Making It At Home (Is It Possible?)

Can you do this in your kitchen? Yes. But you need the right gear. A standard Belgian waffle maker won't give you the bubbles. You need a specific hexagonal egg waffle iron.

  • Pro Tip: Once you cook the waffle, take it out and immediately put it in front of a small desk fan for 30 seconds. This is the "secret" every street vendor uses. It shocks the exterior into a crisp shell while keeping the inside moist.
  • The Roll: Don't wait too long to shape it. You have a window of about 10 seconds where the waffle is pliable. Roll it into a cone shape and drop it into a large glass or a heavy-duty paper cup to let it firm up.

Final Verdict on the Trend

Is it a gimmick? Maybe a little. But it’s a gimmick rooted in a solid culinary foundation. The egg waffle ice cream works because it hits every sensory note: hot, cold, crispy, chewy, sweet, and salty. It’s a meal in itself.

If you’re looking to try the best versions, places like Cauldron Ice Cream in California or the original street stalls in Mong Kok are the places to start. They respect the batter. They don't over-complicate the scoop.


How to Find the Best Egg Waffle Ice Cream Near You

To get the most out of your next dessert run, skip the places that only care about the "aesthetic" and look for these specific markers of quality.

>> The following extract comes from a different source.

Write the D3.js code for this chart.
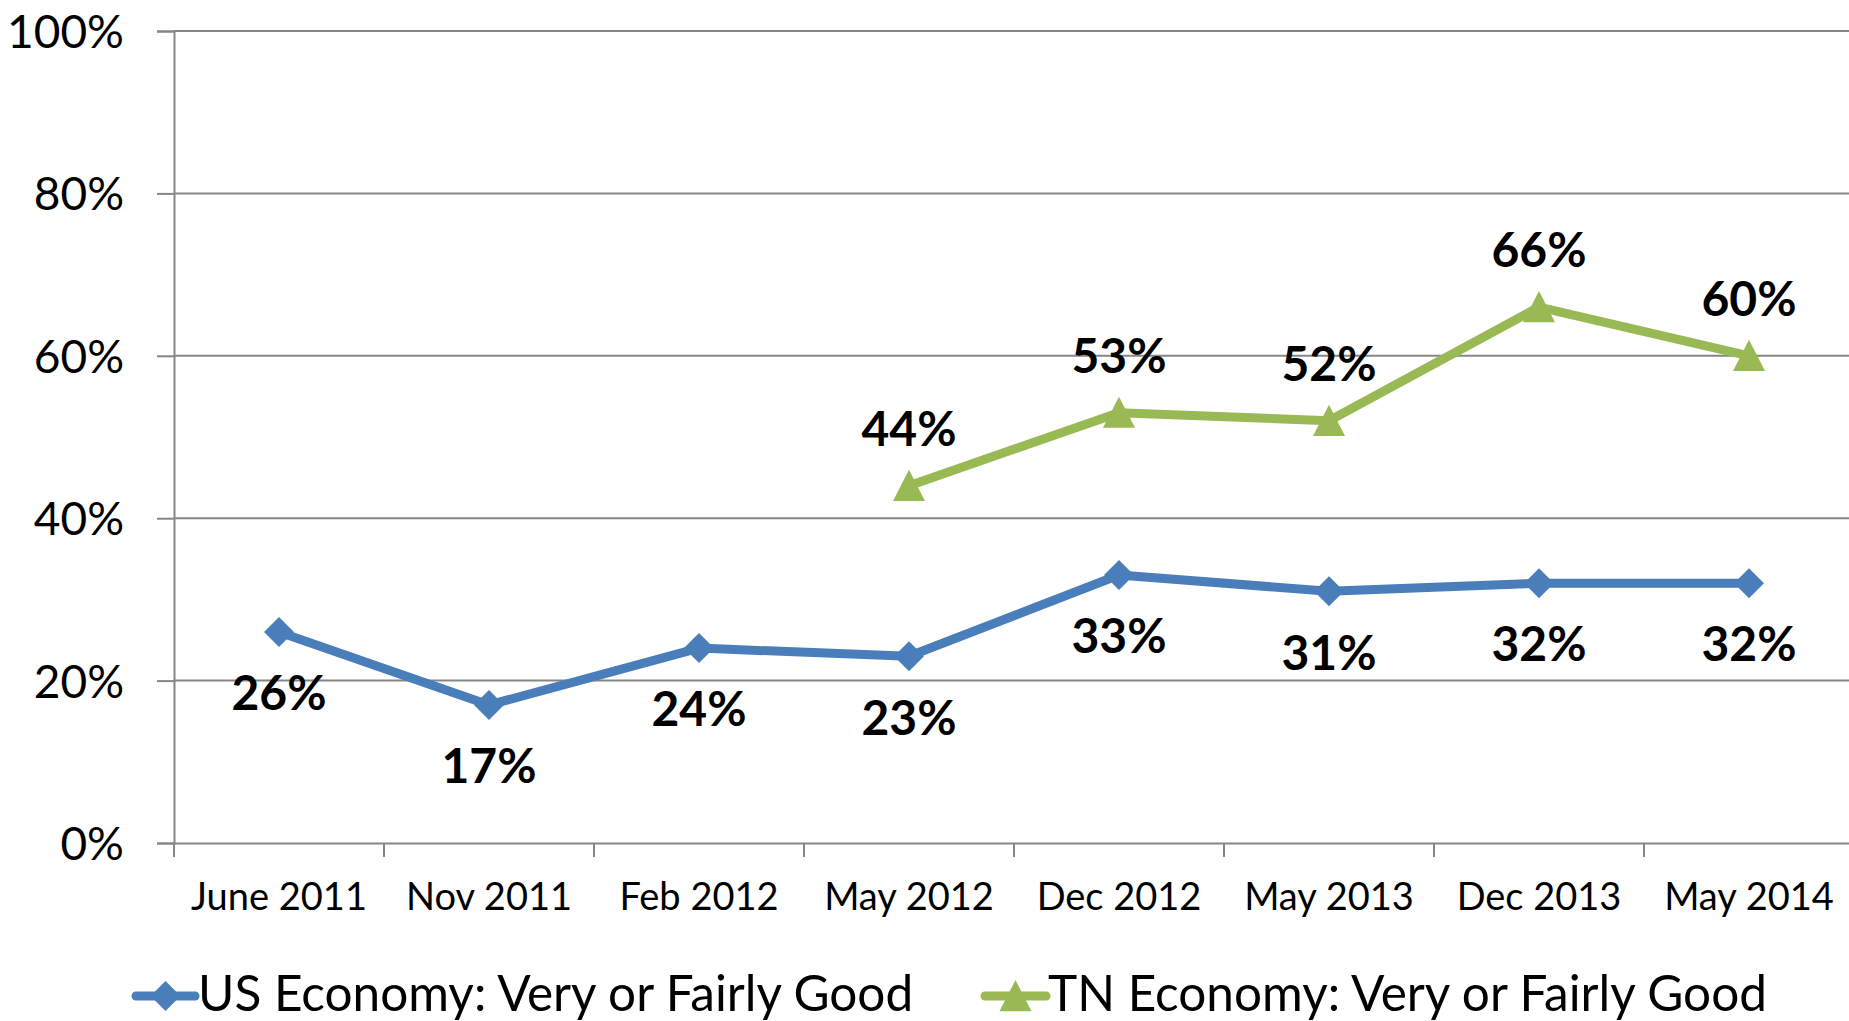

  1. Check the Cooling Station: If they don't have a fan to "set" the waffle's crispiness immediately after cooking, the waffle will be soggy. Avoid these shops.
  2. Order the "Original" Batter First: To truly judge a shop’s skill, try the plain egg batter before moving on to chocolate or charcoal. If the base isn't good, the toppings won't save it.
  3. Prioritize Hard-Scoop: If you have the choice, choose hard-scoop ice cream over soft serve. The temperature difference between a hot waffle and soft serve causes the dessert to collapse far too quickly.
  4. Look for "QQ" Texture: The interior of the bubble should be dense and slightly chewy, similar to a mochi or a gummy. If it’s hollow or purely cake-like, the recipe is missing the traditional tapioca or cornstarch ratio.